/---
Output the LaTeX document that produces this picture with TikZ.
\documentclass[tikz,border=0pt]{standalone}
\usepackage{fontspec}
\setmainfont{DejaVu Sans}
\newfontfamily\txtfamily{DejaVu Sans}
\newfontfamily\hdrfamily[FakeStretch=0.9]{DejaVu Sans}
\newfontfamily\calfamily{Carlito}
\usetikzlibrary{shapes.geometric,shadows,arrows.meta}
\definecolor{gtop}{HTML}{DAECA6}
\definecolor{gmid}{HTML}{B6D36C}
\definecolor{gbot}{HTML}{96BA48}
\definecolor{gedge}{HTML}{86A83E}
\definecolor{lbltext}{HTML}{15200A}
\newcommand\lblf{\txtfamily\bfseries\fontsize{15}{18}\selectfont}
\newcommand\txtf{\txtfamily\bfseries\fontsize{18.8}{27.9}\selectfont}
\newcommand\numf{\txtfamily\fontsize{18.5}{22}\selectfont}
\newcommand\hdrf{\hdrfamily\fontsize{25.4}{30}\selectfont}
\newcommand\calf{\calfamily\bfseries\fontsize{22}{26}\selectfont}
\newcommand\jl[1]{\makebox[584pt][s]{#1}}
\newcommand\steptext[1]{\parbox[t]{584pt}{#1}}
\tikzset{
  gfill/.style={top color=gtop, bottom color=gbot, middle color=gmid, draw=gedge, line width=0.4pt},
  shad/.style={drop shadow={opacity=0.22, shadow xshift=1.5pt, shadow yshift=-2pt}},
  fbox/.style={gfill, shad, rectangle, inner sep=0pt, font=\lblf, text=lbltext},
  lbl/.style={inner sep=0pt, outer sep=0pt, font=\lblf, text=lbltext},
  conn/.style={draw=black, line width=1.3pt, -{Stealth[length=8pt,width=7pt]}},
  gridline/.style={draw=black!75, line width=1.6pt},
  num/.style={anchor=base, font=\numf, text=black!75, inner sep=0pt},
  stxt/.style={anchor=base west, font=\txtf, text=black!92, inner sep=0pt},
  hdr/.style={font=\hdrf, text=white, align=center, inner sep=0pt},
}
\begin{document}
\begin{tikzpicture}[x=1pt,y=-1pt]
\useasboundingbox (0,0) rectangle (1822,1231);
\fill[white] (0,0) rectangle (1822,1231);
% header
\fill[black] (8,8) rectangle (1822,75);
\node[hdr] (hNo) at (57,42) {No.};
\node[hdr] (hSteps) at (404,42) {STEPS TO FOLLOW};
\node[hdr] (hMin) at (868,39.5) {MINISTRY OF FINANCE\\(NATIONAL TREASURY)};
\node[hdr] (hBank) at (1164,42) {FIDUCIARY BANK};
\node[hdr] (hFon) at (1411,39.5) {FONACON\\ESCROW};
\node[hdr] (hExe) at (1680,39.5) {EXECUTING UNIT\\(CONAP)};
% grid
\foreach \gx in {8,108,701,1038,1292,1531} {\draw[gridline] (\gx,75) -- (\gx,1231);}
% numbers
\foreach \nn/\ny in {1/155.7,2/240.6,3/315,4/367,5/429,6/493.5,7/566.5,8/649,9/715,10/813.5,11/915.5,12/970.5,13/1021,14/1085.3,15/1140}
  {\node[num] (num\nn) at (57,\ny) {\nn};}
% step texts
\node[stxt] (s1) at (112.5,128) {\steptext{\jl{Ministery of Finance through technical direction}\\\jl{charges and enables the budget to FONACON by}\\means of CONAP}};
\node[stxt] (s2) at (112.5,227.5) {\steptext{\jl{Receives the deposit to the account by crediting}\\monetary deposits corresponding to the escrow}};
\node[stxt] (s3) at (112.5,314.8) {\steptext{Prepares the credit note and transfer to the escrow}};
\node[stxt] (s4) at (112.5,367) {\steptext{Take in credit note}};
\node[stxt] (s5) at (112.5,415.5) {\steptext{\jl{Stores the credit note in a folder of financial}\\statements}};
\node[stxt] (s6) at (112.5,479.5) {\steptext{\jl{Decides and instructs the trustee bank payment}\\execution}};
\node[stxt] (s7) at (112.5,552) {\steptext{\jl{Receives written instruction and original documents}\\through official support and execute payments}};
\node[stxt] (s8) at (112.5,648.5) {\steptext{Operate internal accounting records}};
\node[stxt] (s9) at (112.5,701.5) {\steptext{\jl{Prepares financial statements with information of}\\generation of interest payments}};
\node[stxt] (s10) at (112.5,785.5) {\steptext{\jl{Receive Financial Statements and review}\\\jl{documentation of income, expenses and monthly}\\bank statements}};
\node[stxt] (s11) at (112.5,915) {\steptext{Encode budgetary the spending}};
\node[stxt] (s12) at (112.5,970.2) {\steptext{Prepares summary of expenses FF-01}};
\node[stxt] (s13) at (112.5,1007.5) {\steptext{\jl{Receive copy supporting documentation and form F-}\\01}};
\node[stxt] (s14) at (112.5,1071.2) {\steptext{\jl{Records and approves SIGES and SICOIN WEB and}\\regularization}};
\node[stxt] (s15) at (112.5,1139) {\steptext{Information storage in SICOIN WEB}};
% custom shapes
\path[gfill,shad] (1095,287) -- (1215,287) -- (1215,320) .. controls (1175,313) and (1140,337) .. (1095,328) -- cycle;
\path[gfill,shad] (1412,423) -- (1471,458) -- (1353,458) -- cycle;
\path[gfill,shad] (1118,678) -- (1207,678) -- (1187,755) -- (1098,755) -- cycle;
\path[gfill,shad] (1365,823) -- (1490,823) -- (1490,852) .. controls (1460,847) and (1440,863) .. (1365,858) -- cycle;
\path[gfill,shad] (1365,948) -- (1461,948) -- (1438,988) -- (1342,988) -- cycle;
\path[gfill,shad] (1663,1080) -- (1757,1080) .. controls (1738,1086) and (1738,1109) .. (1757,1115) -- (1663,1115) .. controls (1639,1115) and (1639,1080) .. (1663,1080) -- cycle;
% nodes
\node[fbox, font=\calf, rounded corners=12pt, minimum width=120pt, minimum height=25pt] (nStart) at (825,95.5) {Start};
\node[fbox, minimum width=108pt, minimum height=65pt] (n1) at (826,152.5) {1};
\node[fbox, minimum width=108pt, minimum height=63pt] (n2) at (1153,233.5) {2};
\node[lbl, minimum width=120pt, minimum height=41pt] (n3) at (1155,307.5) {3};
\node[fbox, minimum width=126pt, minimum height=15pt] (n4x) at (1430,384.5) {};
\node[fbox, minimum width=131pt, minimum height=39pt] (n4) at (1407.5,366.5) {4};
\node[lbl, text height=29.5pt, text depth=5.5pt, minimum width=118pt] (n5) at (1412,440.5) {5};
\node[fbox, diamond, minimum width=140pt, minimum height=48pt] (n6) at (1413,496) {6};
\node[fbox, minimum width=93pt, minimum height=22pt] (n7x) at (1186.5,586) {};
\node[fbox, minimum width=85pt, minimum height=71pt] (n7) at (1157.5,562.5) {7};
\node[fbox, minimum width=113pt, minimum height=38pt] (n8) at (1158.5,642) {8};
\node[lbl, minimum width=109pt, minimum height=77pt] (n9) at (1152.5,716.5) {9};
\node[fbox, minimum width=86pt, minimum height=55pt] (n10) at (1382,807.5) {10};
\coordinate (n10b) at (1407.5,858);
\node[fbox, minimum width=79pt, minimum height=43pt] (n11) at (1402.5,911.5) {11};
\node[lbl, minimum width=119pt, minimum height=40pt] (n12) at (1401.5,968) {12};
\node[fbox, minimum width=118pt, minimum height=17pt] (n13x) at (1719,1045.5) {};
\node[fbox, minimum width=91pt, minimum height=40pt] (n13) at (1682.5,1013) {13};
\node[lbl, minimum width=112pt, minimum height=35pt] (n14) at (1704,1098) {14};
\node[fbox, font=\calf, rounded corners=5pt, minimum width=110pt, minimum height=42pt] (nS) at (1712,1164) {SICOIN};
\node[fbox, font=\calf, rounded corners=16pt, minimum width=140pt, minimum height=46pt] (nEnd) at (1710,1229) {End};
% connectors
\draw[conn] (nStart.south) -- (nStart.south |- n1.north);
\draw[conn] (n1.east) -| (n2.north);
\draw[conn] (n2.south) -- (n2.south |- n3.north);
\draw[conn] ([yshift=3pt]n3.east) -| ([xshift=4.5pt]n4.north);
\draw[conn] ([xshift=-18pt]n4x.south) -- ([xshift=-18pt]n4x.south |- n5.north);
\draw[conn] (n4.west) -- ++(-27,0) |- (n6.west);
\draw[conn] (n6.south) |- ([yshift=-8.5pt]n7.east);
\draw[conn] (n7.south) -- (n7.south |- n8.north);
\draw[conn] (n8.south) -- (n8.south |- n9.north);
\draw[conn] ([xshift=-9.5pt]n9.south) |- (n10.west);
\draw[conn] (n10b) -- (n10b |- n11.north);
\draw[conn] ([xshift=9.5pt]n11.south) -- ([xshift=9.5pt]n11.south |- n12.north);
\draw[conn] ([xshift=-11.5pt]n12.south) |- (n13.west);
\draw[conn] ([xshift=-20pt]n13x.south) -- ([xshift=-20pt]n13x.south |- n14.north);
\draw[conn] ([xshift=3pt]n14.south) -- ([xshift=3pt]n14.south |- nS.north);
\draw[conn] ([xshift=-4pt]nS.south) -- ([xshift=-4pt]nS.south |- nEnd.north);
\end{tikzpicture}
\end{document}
\---
**Goal**: From the listing above, pick out each line where the word "with" appears.

**The answer**:
Output the LaTeX document that produces this picture with TikZ.
\node[stxt] (s9) at (112.5,701.5) {\steptext{\jl{Prepares financial statements with information of}\\generation of interest payments}};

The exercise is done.